The preferred operators are + (this term must be present) and - (this term must not be present). All other terms are optional. For example, this query:
S1A SAR +IW -EW
states that:
IW must be present EW must not be present S1A and SAR are optional — their presence increases the relevance The familiar operators AND, OR and NOT (also written &&, || and !) are also supported. However, the effects of these operators can be more complicated than is obvious at first glance. NOT takes precedence over AND, which takes precedence over OR. While the + and - only affect the term to the right of the operator, AND and OR can affect the terms to the left and right.
Rewriting the above query using AND, OR and NOT demonstrates the complexity:
S1A OR SAR AND IW AND NOT EW
This is incorrect, because SAR is now a required term.

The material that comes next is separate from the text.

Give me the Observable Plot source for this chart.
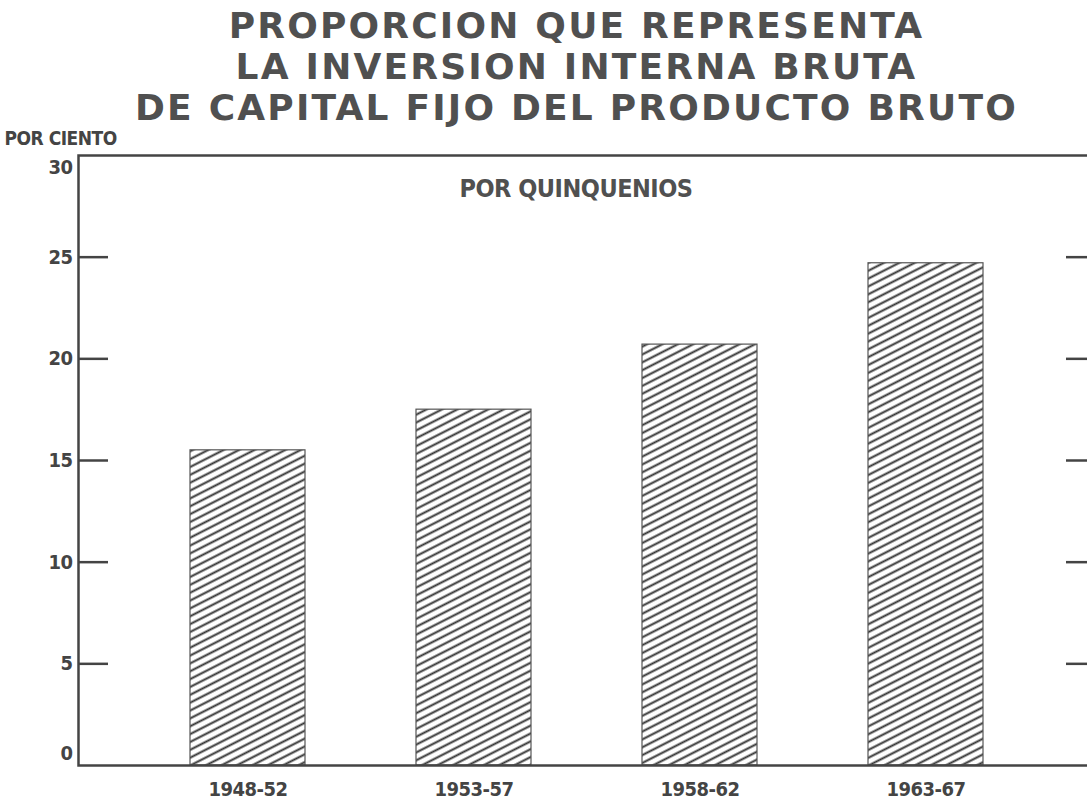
<!DOCTYPE html>
<html><head><meta charset="utf-8">
<script src="https://cdn.jsdelivr.net/npm/d3@7"></script>
<script src="https://cdn.jsdelivr.net/npm/@observablehq/plot@0.6"></script>
<style>
html,body{margin:0;padding:0;background:#fff;overflow:hidden;width:1087px;height:801px}
#title{height:120px;box-sizing:border-box;padding-top:5px;padding-left:66px;text-align:center;font-family:"DejaVu Sans",sans-serif;font-weight:bold;font-size:36px;line-height:41px;color:#505050;letter-spacing:2.2px;white-space:nowrap;overflow:visible}
#chart svg{overflow:hidden}
</style></head><body>
<div id="title"><div>PROPORCION QUE REPRESENTA</div><div>LA INVERSION INTERNA BRUTA</div><div>DE CAPITAL FIJO DEL PRODUCTO BRUTO</div></div>
<div id="chart"></div>
<script>
const periods = ["1948-52", "1953-57", "1958-62", "1963-67"];
const shares = [15.5, 17.5, 20.7, 24.7];
const yTicks = [0, 5, 10, 15, 20, 25, 30];
const rightTicks = [5, 10, 15, 20, 25];
const yLabel = "POR CIENTO";
const subtitle = "POR QUINQUENIOS";

const data = periods.map((p, i) => ({period: p, share: shares[i]}));
const narrow = '"Liberation Sans Narrow", "DejaVu Sans Condensed", sans-serif';
const ink = "#444";

const hatchDefs = () => {
  const ns = "http://www.w3.org/2000/svg";
  const defs = document.createElementNS(ns, "defs");
  defs.innerHTML = `<pattern id="hatch" patternUnits="userSpaceOnUse" width="10" height="7" patternTransform="rotate(-27)"><rect width="10" height="7" fill="white"/><line x1="0" y1="3.5" x2="10" y2="3.5" stroke="#333" stroke-width="2"/></pattern>`;
  return defs;
};

const midTicks = yTicks.filter(d => d > 0 && d < 30);

const chart = Plot.plot({
  width: 1087,
  height: 681,
  marginLeft: 78,
  marginRight: -8,
  marginTop: 35,
  marginBottom: 36,
  style: {fontFamily: narrow, fontWeight: "bold", color: ink, background: "transparent", overflow: "hidden", letterSpacing: "-0.5px"},
  x: {domain: periods, paddingInner: 0.49, paddingOuter: 0.49},
  y: {domain: [0, 30]},
  marks: [
    hatchDefs,
    Plot.barY(data, {x: "period", y: "share", fill: "url(#hatch)", stroke: "#555", strokeWidth: 1.2}),
    Plot.frame({stroke: ink, strokeWidth: 2.5}),
    Plot.tickY(midTicks, {y: d => d, stroke: ink, strokeWidth: 2.5, insetRight: 987}),
    Plot.tickY(rightTicks, {y: d => d, stroke: ink, strokeWidth: 2.5, insetLeft: 988}),
    Plot.axisY({ticks: midTicks, tickSize: 0, tickPadding: 6, fontSize: 20, label: null}),
    Plot.axisY({ticks: [30], tickSize: 0, tickPadding: 6, fontSize: 20, label: null, dy: 12}),
    Plot.axisY({ticks: [0], tickSize: 0, tickPadding: 6, fontSize: 20, label: null, dy: -12}),
    Plot.axisX({tickSize: 0, tickPadding: 16, fontSize: 20, label: null}),
    Plot.text([yLabel], {frameAnchor: "top-left", lineAnchor: "middle", dx: -74, dy: -17, textAnchor: "start", fontSize: 19, fill: ink}),
    Plot.text([subtitle], {frameAnchor: "top", dx: -11, dy: 24, fontSize: 25, fill: "#505050"})
  ]
});
document.getElementById("chart").appendChild(chart);
</script>
</body></html>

(S1A OR SAR) AND IW AND NOT EW
This is incorrect because at least one of S1A or SAR is now required and the search for those terms would be scored differently from the original query.
((S1A AND IW) OR (SAR AND IW) OR IW) AND NOT EW
This form now replicates the logic from the original query correctly, but the relevance scoring bares little resemblance to the original.
Grouping¶
Multiple terms or clauses can be grouped together with parentheses, to form sub-queries:
(S1A OR SAR) AND IW
Groups can be used to target a particular field, or to boost the result of a sub-query:
status:(archived OR planned) at:(nominal calibration)^2
Reserved characters¶
If you need to use any of the characters which function as operators in your query itself (and not as operators), then you should escape them with a leading backslash. For instance, to search for (1+1)=2, you would need to write your query as (1+1)=2.
The reserved characters are:
+ - = && || > < ! ( ) { } [ ] ^ " ~ * ? : \ /
Failing to escape these special characters correctly could lead to a syntax error which prevents your query from running.